Federal Government and Snow Days
Yesterday, federal agencies in DC and Marine Corps Base Quantico were closed due to a major (for this area, anyway) snowstorm. Today, DC was on a two-hour delay and Quantico closed until noon because roads were icy from a second dusting and melting and refreezing. Increasingly, though, this doesn’t mean the taxpayers are paying for nothing.
Eric Katz for Government Executive (“More Snow Days No Longer Means Less Work for Feds“):
[S]now days often no longer equate to a vacation day. Increasingly, when an agency is closed, employees with telework agreements are expected to conduct their work from home. The popularity of telework has skyrocketed in recent years, thanks in large part to the 2010 Telework Enhancement Act.
About 30 percent of eligible employees teleworked at some point during fiscal 2012, according to OPM data, up from 21 percent the previous year. The number of all federal employees deemed eligible for telework by their agency increased by 49 percent between 2011 and 2012.
The option to keep government offices open, but allow unscheduled telework, is new since 2011. That status, according to one region’s federal executive board, has allowed some agencies to keep facilities open while mitigating transportation risks.
Telework has become “much more important in ensuring continuity of government,” said Lisa Makosewski, the head of Philadelphia’s FEB. The Philadelphia region closed for just the second time this winter on Thursday, despite receiving a record amount of snowfall. In previous winters, that total would have likely been higher, Makosewski said.
Alan Pentz of the Corner Alliance (a consulting firm to government clients) notes (“What a Snow Day Can Teach You About Your Organization“) that it could be better with improved management.
For federal agencies, the situation is more of a mixed bag. We’ve seen impressive new initiatives like those at the General Services Administration that enable employees to work almost anywhere and at any time. They are breaking down the traditional structures to create more flexibility and lower costs. They can also take on a snow day without missing a beat. GSA is showing that adjusting your organization to increase flexibility has a lot of benefits. It can speed decision-making, improve productivity and creativity, and help improve your culture.
Other agencies have more traditional arrangements, and a snow day results in a serious loss of productivity. This is a perfect time to think about how to move your organization toward increased flexibility and productivity. Here are three key questions:
Are we organized to maximize employee productivity and empowerment? Many organizations still hold on to complicated hierarchies that slow decision-making and make front-line employees feel like they don’t own their work. Think about how many reviews it took to get the last initiative you undertook signed off on? How many people reviewed the last deliverable you put out and how much value did each review add? If everything you do requires endless reviews and meetings about reviews, chances are you aren’t structured well and need to find a way to streamline decision-making. Employees who can’t move forward without multiple approvals and meetings aren’t going to be all that productive at home.

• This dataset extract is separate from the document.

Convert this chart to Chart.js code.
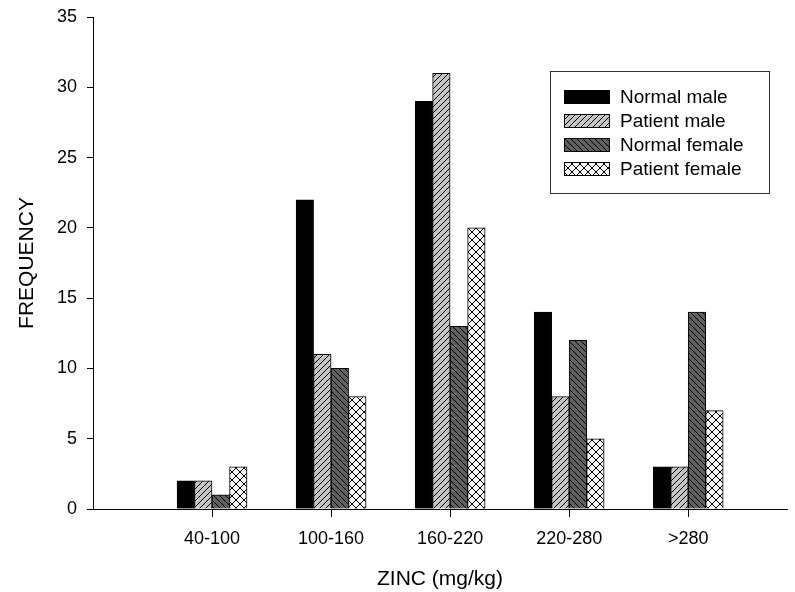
<!DOCTYPE html>
<html>
<head>
<meta charset="utf-8">
<title>Zinc frequency</title>
<script src="https://cdn.jsdelivr.net/npm/chart.js@4/dist/chart.umd.min.js"></script>
<style>
  html, body { margin: 0; padding: 0; background: #ffffff; }
  canvas { display: block; }
</style>
</head>
<body>
<canvas id="chart" width="795" height="592"></canvas>
<script>
// Zinc concentration classes and the frequency of each group
const categories = ['40-100', '100-160', '160-220', '220-280', '>280'];
const normalMale = [2, 22, 29, 14, 3];
const patientMale = [2, 11, 31, 8, 3];
const normalFemale = [1, 10, 13, 12, 14];
const patientFemale = [3, 8, 20, 5, 7];
const seriesNames = ['Normal male', 'Patient male', 'Normal female', 'Patient female'];

const FONT = '"Liberation Sans", Arial, Helvetica, sans-serif';

// Fill patterns for the hatched bars
function makePattern(size, bg, draw) {
  const c = document.createElement('canvas');
  c.width = size; c.height = size;
  const g = c.getContext('2d');
  g.fillStyle = bg;
  g.fillRect(0, 0, size, size);
  g.strokeStyle = '#000000';
  g.lineWidth = 1;
  draw(g, size);
  return document.createElement('canvas').getContext('2d').createPattern(c, 'repeat');
}
function forward(g, s) {
  g.beginPath();
  g.moveTo(0, s); g.lineTo(s, 0);
  g.moveTo(-1, 1); g.lineTo(1, -1);
  g.moveTo(s - 1, s + 1); g.lineTo(s + 1, s - 1);
  g.stroke();
}
function backward(g, s) {
  g.beginPath();
  g.moveTo(0, 0); g.lineTo(s, s);
  g.moveTo(s - 1, -1); g.lineTo(s + 1, 1);
  g.moveTo(-1, s - 1); g.lineTo(1, s + 1);
  g.stroke();
}
const fills = [
  '#000000',
  makePattern(6, '#c4c4c4', forward),
  makePattern(6, '#606060', backward),
  makePattern(8, '#f4f4f4', (g, s) => { forward(g, s); backward(g, s); })
];

const seriesValues = [normalMale, patientMale, normalFemale, patientFemale];
const datasets = seriesValues.map((vals, k) => ({
  label: seriesNames[k],
  data: vals.map((v, i) => ({ x: i + 1, y: v })),
  backgroundColor: fills[k],
  borderColor: '#000000',
  borderWidth: 1,
  barThickness: 17.5
}));

// Boxed legend inside the plot area
const boxedLegend = {
  id: 'boxedLegend',
  afterDraw(chart) {
    const ctx = chart.ctx;
    const x0 = 550, y0 = 71, w = 219, h = 122;
    ctx.save();
    ctx.fillStyle = '#ffffff';
    ctx.fillRect(x0, y0, w, h);
    ctx.strokeStyle = '#333333';
    ctx.lineWidth = 1;
    ctx.strokeRect(x0 + 0.5, y0 + 0.5, w, h);
    ctx.font = '19px ' + FONT;
    ctx.textBaseline = 'middle';
    chart.data.datasets.forEach((ds, k) => {
      const cy = 97 + k * 24;
      ctx.fillStyle = ds.backgroundColor;
      ctx.fillRect(564, cy - 7, 46, 14);
      ctx.strokeStyle = '#000000';
      ctx.strokeRect(564.5, cy - 6.5, 45, 13);
      ctx.fillStyle = '#000000';
      ctx.fillText(ds.label, 620, cy + 1);
    });
    ctx.restore();
  }
};

new Chart(document.getElementById('chart'), {
  type: 'bar',
  data: { datasets },
  plugins: [boxedLegend],
  options: {
    responsive: false,
    animation: false,
    layout: { padding: { top: 17, right: 8, bottom: 0, left: 0 } },
    plugins: { legend: { display: false }, tooltip: { enabled: false } },
    scales: {
      x: {
        type: 'linear',
        offset: false,
        min: 0,
        max: 5.83,
        afterBuildTicks(scale) {
          scale.ticks = categories.map((c, i) => ({ value: i + 1 }));
        },
        afterFit(scale) { scale.height = 83; },
        ticks: {
          color: '#000000',
          font: { family: FONT, size: 18 },
          padding: 11,
          maxRotation: 0,
          autoSkip: false,
          callback: (v) => categories[v - 1]
        },
        grid: { offset: false, drawOnChartArea: false, drawTicks: true, tickLength: 8, color: '#000000', lineWidth: 1 },
        border: { display: true, color: '#000000', width: 1 },
        title: {
          display: true,
          text: 'ZINC (mg/kg)',
          color: '#000000',
          font: { family: FONT, size: 21 },
          padding: { top: 4, bottom: 0 }
        }
      },
      y: {
        min: 0,
        max: 35,
        afterFit(scale) {
          scale.width = 93;
          scale.paddingTop = 10;
          scale.paddingBottom = 10;
        },
        ticks: {
          stepSize: 5,
          color: '#000000',
          font: { family: FONT, size: 18 },
          padding: 10
        },
        grid: { drawOnChartArea: false, drawTicks: true, tickLength: 6, color: '#000000' },
        border: { display: true, color: '#000000', width: 1 },
        title: {
          display: true,
          text: 'FREQUENCY',
          color: '#000000',
          font: { family: FONT, size: 21 },
          padding: { top: 15, bottom: 0 }
        }
      }
    }
  }
});
</script>
</body>
</html>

Do our people have the technology they need to stay productive? This question is pretty obvious. If people don’t have laptops, mobile devices, etc., they won’t be able to work away from the office. Are you using cumbersome and outdated VPNs and barriers to accessing files that could be streamlined without compromising security? Giving more flexibility to your employees has a lot of benefits in improving creativity and productivity. GSA didn’t move to a more mobile and flexible workforce just to stay productive on snow days.
Do we have the right culture? How productive people stay on a snow day can also tell you a lot about your organizational culture. Do people take any chance to goof off out from under the gaze of their boss? How great can their work be at the office if that’s the situation? You want people who are committed to your mission and are finding anyway they can to further it.
The nature of my work is that I can do most of it from home. That was true when I was in the private sector, with the Atlantic Council, and remains true now that I’m back in government service teaching at Marine Corps University. I can’t teach classes from home, of course (at least not in the traditional fashion) but I can do most anything else from here. The only real disadvantage of telecommuting, other than the inability to have quick face-to-face meetings with bosses and colleagues, is that I can’t easily access my .mil email account or files on the office intranet.
Thankfully, the culture of my institution makes that work. Accordingly, frequently work from home even when it isn’t snowing and, even though the base and the university were both technically closed yesterday, I was nonetheless working.
It’s shocking to me how many agencies still haven’t embraced telework or made it possible for their workforce to carry out their responsibilities from home even on an emergency basis. To be sure, we don’t get so many snow days here that it’s a true crisis. But it just makes sense to facilitate productivity to deal with disruptions, whether caused by storms, child care emergencies, or other issues.